The EPA Press Secretary Adora Andy, responded: "Claims that this individual’s opinions were not considered or studied are entirely false. . . . The individual in question is not a scientist and was not part of the working group dealing with this issue. Nevertheless the document he submitted was reviewed by his peers and agency scientists, and information from that report was submitted by his manager to those responsible for developing the proposed endangerment finding. In fact, some ideas from that document are included and addressed in the endangerment finding. Additionally, his manager has allowed his general views on the subject of climate change to be heard and considered inside and outside the EPA and presented at conferences and at an agency seminar. And this individual was granted a request to join a committee that organizes an ongoing climate seminar series, open to both agency and outside experts, where he has been able to invite speakers with a full range of views on climate science."

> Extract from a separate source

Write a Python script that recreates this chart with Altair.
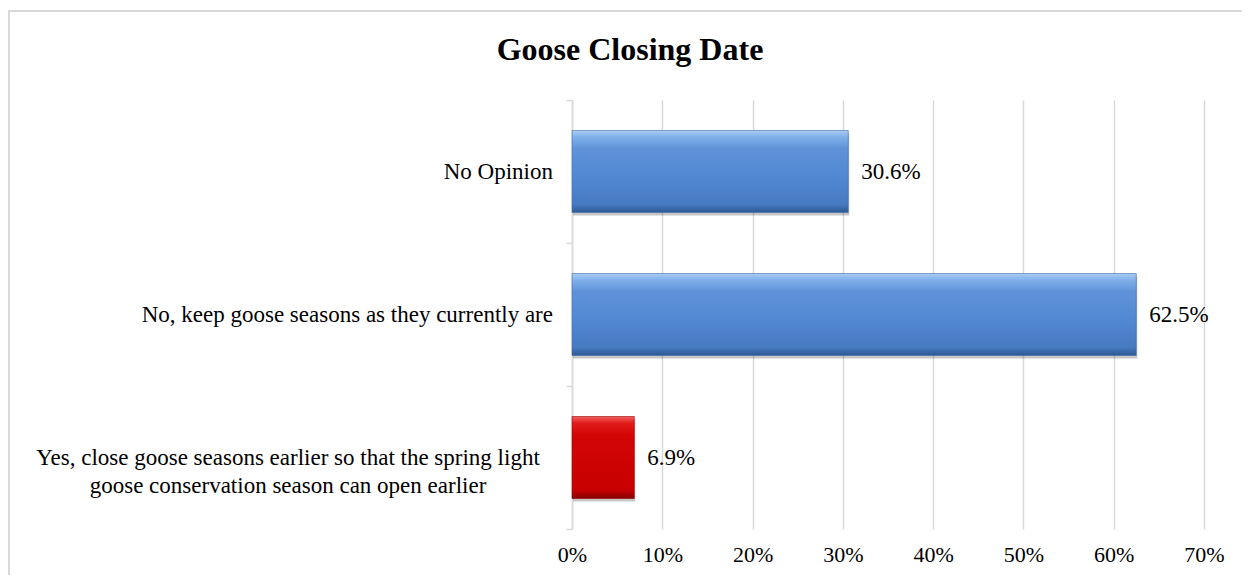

Internal e-mails related to the alleged suppression of Carlin's report were released under the Freedom of Information Act. In them, Carlin, was discouraged by his superior at EPA, Al McGartland, "from filing comments on the proposed finding and told ... that whatever he submitted was not likely to affect the final report, suggesting to some that the decision had already been made by early March 2009. After receiving Carlin’s comments, McGartland told him that he would not forward them to the office preparing the final report. 'The time for such discussion of fundamental issues has passed for this round,' he wrote on March 17. 'The administrator and the administration has decided to move forward on endangerment, and your comments do not help the legal or policy case for this decision.' A few minutes later, he instructed Carlin to 'move on to other issues and subjects.' He also told Carlin not to discuss climate change with anyone outside his immediate office." Carlin also acknowledged in the article that his report had been produced under short deadline and, as critics have said since, was not fully or cleanly sourced, and there was no restriction on his contact with the media. Andy was quoted as calling "the accusation that Carlin had been muzzled for political reasons 'ridiculous.' 'There was no predetermined position on endangerment, and Dr. Carlin’s work was not suppressed,' Andy said in an e-mail response to questions. 'This administration has always welcomed varying scientific points of view, and we received much of it over this process.'" No further Congressional action was reported, in the September report.

==Appearance on Glenn Beck Show==
Carlin appeared on the Glenn Beck Show on July 1, 2009, and stated that U.N. models anticipated an increase in global temperatures, but actual temperatures, according to the figures Carlin presented, had decreased between 2002 and 2008.